Jade
- Species: New Zealand sea lion (Phocarctos hookeri)
- Sex: Female
- Born: 2016 Kaka Point, Otago
- Died: 2024

= Jade (sea lion) =

New Zealand sea lion (2016–2024)

Jade (2016–2024) was a New Zealand sea lion. She gathered media attention in February 2024 after swimming 60 kilometres up the Clutha River, which was not an expected behaviour for a sea lion. In September 2024 she and her pup were shot and killed.

== Life ==
Jade was born under a crib in 2016 at Kaka Point, Otago, the first pup of a sea lion named Matariki. She was later given the name "Jade," which was the name of the crib owners' late son. In January 2024, it was discovered that she had swum 60 kilometres up the Clutha River while pregnant, to a property near Tuapeka. While it is known that pregnant female sea lions tend to travel inland to escape males, ranger Jim Fyfe described it as "unexpected" and "exciting" to see her travel this far. Satellite tracking done in 2019 and 2022 did not find any sea lions in the Clutha River. Jade gave birth in that spot. The pup had a weight of 15 kilograms, and was female.

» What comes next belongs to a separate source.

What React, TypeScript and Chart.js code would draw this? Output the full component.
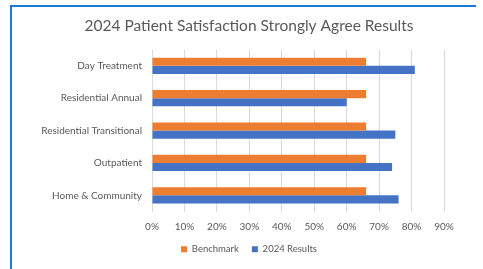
import React, { useEffect, useRef } from "react";
import { Chart, registerables } from "chart.js";

Chart.register(...registerables);

const categories = [
  "Day Treatment",
  "Residential Annual",
  "Residential Transitional",
  "Outpatient",
  "Home & Community",
];
const benchmark = [66, 66, 66, 66, 66];
const results2024 = [81, 60, 75, 74, 76];
const seriesNames = ["Benchmark", "2024 Results"];
const titleText = "2024 Patient Satisfaction Strongly Agree Results";

const FONT = "Lato, 'Open Sans', sans-serif";
const TEXT = "#595959";

// Shift the title and legend boxes so they are centred on the whole chart frame
const centerShift = {
  id: "centerShift",
  afterLayout(chart: any) {
    const dx = 27;
    [chart.titleBlock, chart.legend].forEach((b: any) => {
      if (b) {
        b.left += dx;
        b.right += dx;
      }
    });
  },
};

export default function App() {
  const ref = useRef<HTMLCanvasElement | null>(null);

  useEffect(() => {
    if (!ref.current) return;
    const chart = new Chart(ref.current, {
      type: "bar",
      data: {
        labels: categories,
        datasets: [
          {
            label: seriesNames[0],
            data: benchmark,
            backgroundColor: "#ED7D31",
            borderWidth: 0,
            barPercentage: 1,
            categoryPercentage: 0.5,
          },
          {
            label: seriesNames[1],
            data: results2024,
            backgroundColor: "#4472C4",
            borderWidth: 0,
            barPercentage: 1,
            categoryPercentage: 0.5,
          },
        ],
      },
      plugins: [centerShift],
      options: {
        indexAxis: "y",
        responsive: false,
        animation: false,
        devicePixelRatio: 1,
        layout: { padding: { left: 0, right: 39, top: 0, bottom: 5 } },
        plugins: {
          title: {
            display: true,
            text: titleText,
            color: TEXT,
            font: { family: FONT, size: 15.5, weight: "normal" },
            padding: { top: 17, bottom: 14 },
          },
          legend: {
            position: "bottom",
            labels: {
              boxWidth: 6,
              boxHeight: 6,
              padding: 13,
              color: TEXT,
              font: { family: FONT, size: 9.5 },
            },
          },
          tooltip: { enabled: false },
        },
        scales: {
          x: {
            min: 0,
            max: 90,
            ticks: {
              stepSize: 10,
              color: TEXT,
              padding: 9,
              font: { family: FONT, size: 10 },
              callback: (v: any) => v + "%",
            },
            grid: { color: "#d9d9d9", drawTicks: false },
            border: { display: false },
            afterFit: (s: any) => {
              s.height = 20;
            },
          },
          y: {
            ticks: {
              color: TEXT,
              padding: 10,
              font: { family: FONT, size: 10 },
            },
            grid: { display: false, drawTicks: false },
            border: { display: false },
            afterFit: (s: any) => {
              s.width = 152;
            },
          },
        },
      } as any,
    });
    return () => chart.destroy();
  }, []);

  return (
    <div
      style={{
        position: "fixed",
        left: 0,
        top: 0,
        width: 483,
        height: 269,
        background: "#ffffff",
      }}
    >
      <canvas
        ref={ref}
        width={483}
        height={269}
        style={{ position: "absolute", left: 0, top: 0, width: 483, height: 269 }}
      />
      <div
        style={{
          position: "absolute",
          left: 10,
          top: 5,
          width: 466,
          height: 264,
          borderTop: "2px solid #1f78d1",
          borderLeft: "2px solid #1f78d1",
          boxSizing: "border-box",
          pointerEvents: "none",
        }}
      />
    </div>
  );
}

In September 2024, the pup was discovered in distress after being shot at least 25 times with a shotgun, and soon died. The Department of Conservation (DOC) described it as "atrocious". It took until 2006 for sea lions to begin breeding again in the Catlins, with 45 pups being born there by 2024 (including some who died). Sea lions are a protected species under the Wildlife Act 1953, with the maximum punishment for killing one being a $250,000 fine and/or a two-year prison sentence. DOC set up a hotline to gather information about its death, and the Sea Lion Trust offered a $5,000 reward for anyone who could provide information that would lead to prosecution.

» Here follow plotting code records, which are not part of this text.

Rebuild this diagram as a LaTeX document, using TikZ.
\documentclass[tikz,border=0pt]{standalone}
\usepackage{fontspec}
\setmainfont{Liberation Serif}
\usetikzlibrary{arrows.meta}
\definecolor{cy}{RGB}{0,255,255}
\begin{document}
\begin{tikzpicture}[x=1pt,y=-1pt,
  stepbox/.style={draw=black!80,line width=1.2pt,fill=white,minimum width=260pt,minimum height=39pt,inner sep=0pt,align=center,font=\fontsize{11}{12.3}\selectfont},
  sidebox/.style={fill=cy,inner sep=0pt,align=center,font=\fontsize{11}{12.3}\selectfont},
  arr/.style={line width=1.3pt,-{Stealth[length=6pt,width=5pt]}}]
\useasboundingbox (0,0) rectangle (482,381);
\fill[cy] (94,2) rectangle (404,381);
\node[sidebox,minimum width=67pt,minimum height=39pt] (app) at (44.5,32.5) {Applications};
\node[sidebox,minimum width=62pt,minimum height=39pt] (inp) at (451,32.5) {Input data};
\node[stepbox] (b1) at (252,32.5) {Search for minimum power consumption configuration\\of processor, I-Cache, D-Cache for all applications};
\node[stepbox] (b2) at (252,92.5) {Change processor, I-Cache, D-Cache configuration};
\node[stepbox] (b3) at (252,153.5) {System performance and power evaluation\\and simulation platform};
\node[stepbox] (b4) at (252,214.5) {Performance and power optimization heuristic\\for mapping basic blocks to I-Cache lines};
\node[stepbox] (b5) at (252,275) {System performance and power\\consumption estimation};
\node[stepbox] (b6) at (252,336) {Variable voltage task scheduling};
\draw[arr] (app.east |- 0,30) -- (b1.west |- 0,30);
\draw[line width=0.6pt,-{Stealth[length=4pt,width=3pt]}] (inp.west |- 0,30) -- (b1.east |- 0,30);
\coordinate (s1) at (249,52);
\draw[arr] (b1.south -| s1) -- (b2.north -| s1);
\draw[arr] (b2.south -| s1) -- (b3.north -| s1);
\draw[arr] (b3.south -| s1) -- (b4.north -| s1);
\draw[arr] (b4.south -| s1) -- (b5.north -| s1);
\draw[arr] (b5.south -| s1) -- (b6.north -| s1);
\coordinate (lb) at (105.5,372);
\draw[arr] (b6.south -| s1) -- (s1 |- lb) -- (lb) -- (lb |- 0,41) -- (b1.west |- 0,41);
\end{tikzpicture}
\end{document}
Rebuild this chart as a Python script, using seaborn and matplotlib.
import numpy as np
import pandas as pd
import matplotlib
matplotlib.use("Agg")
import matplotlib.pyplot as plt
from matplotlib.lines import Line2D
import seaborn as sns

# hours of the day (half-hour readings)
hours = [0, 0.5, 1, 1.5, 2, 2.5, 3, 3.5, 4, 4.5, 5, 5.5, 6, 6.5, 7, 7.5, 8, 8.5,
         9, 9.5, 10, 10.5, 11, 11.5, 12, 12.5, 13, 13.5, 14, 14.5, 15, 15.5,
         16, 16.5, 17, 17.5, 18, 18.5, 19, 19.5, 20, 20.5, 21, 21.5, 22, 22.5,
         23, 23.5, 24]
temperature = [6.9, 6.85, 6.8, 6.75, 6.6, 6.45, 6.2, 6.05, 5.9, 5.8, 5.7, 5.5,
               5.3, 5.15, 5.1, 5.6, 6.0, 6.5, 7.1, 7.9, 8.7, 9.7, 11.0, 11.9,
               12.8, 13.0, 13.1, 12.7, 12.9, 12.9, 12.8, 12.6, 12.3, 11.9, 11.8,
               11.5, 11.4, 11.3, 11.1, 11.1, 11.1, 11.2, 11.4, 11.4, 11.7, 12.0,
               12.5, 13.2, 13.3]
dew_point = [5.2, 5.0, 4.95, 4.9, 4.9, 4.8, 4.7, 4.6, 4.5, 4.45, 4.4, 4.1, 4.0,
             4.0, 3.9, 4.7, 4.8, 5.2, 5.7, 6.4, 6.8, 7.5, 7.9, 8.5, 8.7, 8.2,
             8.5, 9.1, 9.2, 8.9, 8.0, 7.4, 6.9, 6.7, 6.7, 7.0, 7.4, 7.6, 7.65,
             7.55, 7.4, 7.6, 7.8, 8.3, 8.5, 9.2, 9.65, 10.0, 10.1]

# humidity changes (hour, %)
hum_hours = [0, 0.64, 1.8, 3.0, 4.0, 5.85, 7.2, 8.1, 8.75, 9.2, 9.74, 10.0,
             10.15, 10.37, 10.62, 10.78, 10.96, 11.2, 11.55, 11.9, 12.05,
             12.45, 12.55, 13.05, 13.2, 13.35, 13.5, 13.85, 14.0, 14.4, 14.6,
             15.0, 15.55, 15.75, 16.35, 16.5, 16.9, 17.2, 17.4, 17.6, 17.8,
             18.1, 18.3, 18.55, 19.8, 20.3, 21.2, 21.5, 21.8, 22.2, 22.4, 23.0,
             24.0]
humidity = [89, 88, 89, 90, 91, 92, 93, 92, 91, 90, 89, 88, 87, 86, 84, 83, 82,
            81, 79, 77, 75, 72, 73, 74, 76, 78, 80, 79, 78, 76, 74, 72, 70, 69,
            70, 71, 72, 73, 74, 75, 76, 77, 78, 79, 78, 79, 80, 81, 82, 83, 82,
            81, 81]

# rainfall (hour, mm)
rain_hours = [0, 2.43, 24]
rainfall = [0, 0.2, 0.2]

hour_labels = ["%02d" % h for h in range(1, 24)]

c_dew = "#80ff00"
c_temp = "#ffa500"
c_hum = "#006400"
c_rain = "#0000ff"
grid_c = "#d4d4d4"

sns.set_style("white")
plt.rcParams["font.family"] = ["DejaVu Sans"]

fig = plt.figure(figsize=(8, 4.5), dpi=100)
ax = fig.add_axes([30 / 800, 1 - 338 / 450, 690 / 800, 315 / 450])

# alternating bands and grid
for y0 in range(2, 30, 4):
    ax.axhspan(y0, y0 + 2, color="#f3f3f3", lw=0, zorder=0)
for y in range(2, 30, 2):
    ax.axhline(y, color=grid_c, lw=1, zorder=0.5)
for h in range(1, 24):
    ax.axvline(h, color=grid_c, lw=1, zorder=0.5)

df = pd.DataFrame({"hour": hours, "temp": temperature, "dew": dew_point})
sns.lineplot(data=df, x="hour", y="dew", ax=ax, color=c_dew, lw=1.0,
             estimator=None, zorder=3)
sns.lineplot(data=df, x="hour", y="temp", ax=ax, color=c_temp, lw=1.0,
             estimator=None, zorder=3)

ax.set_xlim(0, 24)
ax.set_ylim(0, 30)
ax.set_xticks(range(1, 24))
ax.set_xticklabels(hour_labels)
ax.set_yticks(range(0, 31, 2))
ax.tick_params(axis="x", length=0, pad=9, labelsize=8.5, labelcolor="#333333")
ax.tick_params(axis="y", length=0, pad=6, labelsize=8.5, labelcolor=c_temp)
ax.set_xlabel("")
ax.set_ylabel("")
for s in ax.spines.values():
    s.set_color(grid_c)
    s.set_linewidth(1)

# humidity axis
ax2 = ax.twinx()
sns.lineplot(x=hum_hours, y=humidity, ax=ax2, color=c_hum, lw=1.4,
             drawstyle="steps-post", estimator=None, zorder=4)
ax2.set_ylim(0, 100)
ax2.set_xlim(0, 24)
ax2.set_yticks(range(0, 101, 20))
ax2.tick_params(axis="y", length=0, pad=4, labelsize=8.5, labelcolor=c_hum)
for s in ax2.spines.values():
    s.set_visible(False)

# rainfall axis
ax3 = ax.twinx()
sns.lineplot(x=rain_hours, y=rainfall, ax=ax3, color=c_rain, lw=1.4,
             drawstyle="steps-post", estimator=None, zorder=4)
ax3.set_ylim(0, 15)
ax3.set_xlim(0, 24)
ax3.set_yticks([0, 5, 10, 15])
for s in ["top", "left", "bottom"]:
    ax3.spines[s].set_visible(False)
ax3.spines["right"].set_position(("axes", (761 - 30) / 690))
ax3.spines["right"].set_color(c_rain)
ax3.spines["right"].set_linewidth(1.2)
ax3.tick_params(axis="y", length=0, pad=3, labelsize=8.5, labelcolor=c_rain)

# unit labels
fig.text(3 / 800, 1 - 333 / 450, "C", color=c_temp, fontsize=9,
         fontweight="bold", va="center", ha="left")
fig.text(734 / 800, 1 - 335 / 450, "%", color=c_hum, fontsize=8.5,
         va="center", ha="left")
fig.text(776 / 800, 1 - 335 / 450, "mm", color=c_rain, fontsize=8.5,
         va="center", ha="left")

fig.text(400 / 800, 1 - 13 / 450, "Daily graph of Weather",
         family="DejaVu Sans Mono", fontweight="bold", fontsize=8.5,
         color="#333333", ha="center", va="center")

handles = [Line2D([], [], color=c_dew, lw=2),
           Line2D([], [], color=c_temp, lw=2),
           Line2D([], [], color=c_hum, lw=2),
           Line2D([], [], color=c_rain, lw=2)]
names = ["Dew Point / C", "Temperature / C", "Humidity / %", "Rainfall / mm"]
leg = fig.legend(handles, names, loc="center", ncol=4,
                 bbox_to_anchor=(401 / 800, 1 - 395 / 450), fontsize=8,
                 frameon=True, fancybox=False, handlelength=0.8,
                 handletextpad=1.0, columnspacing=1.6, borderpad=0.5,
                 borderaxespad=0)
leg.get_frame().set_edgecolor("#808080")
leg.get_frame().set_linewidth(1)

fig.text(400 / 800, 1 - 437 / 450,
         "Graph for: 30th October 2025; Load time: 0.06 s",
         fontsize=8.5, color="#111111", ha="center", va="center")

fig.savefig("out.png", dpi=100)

A few weeks later in October, Jade's decomposing body had been discovered dead about 100 metres away from where her pup had been discovered, after being shot with a shotgun. About 50 shot gun pellets had been discovered in her, and they will be forensically compared to the pellets discovered in the pup. It is believed that her body had washed up to that spot after the October floods. There are only 12 breeding females in the area. The Sea Lion Trust increased its reward to $6,000, and about a week later, increased it again to $11,000. In December officials determined that Jade had not been shot, but did not rule out being stabbed or another act of violence.

Some people were uncomfortable being near the sea lions when they were alive.